Abstract

In this thesis I argue that Judith Wright is a dynamic and complex thinker whose coherent ecological vision can still challenge us. In addition to placing Wright’s work into its historical context, I reconsider it from a contemporary perspective. In so doing, I show that she is not a nostalgic figure who wrote nature poems, but a radical ecological thinker, a writer of ecopoetry, and a proto-ecophilosopher. Her informed ecological vision becomes more relevant as green movements multiply around the world. In the first part of the thesis, “Resonance”, I describe the range of cultural contexts within which Wright developed intellectually, and position her ideas in relation to currents in national and international thought.

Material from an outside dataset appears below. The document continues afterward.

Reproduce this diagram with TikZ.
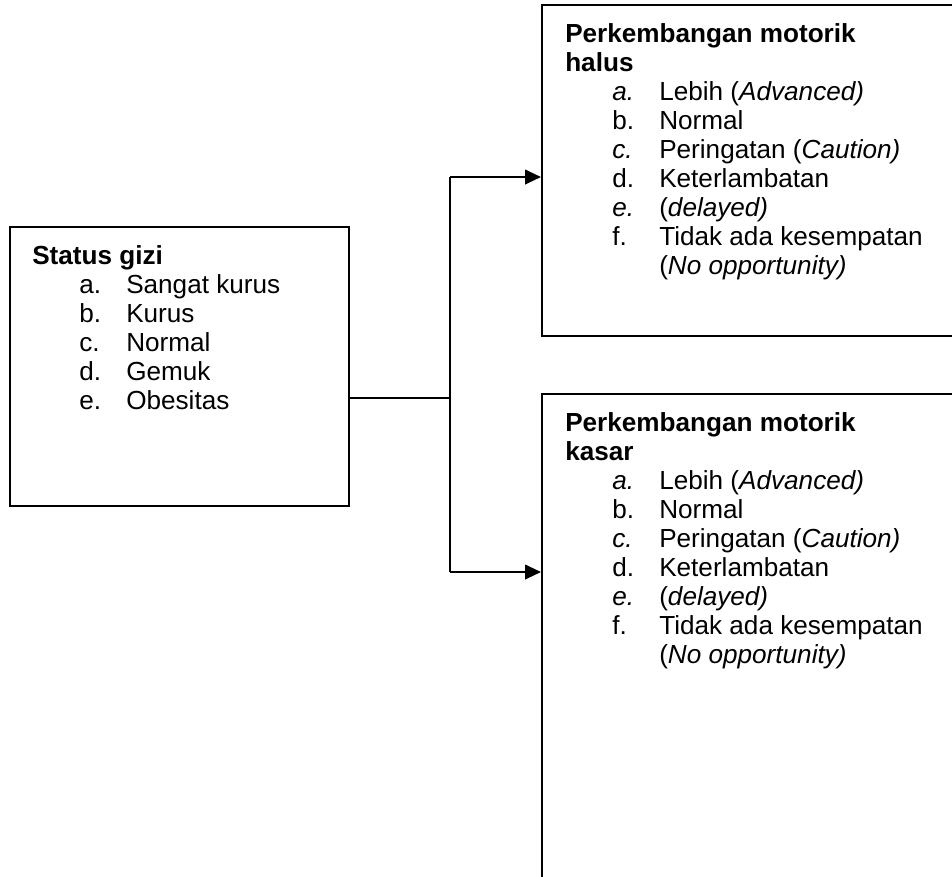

I identify the gaps in the research on Wright from an ecocritical perspective, and chart the development of her thinking in the direction of an articulated ecophilosophy. The two overarching concerns of Wright’s life and poetry were the human destruction of the natural world, and the dispossession of Australia’s Indigenous inhabitants, and I show how these themes can already be discerned in Wright’s earliest prose and poetry, arguing that she was part of the “first-wave” of philosophical environmentalism in the early part of the twentieth century. In the second part of the thesis, “Reconnection”, I examine Wright’s growing ecological consciousness in light of such thinking, with a particular emphasis on Australia and Scandinavia, both sites of early radical ecology. I also indicate how she sought to forge a poetic language of place and “nature.” “Reparation” charts the development of Wright as a radical ecological thinker, in the context of her work for reconciliation between Indigenous and non-Indigenous Australians. I introduce Australian ecofeminist philosopher Val Plumwood’s concept of a radical, critical, “green” ecological writing project, and make a case for Wright as a formative and radical ecological writer and thinker and an ecoprophetic voice, pointing to connections between Wright’s and Plumwood’s thinking, as well as between that of Wright and Timothy Morton. I ask if it is possible to do more than stay with a dying world, as Morton concludes. Wright continued to stress the importance of what she called a feeling response to the world, stressing that feeling consists of both imaginative capacity and active interaction with the world.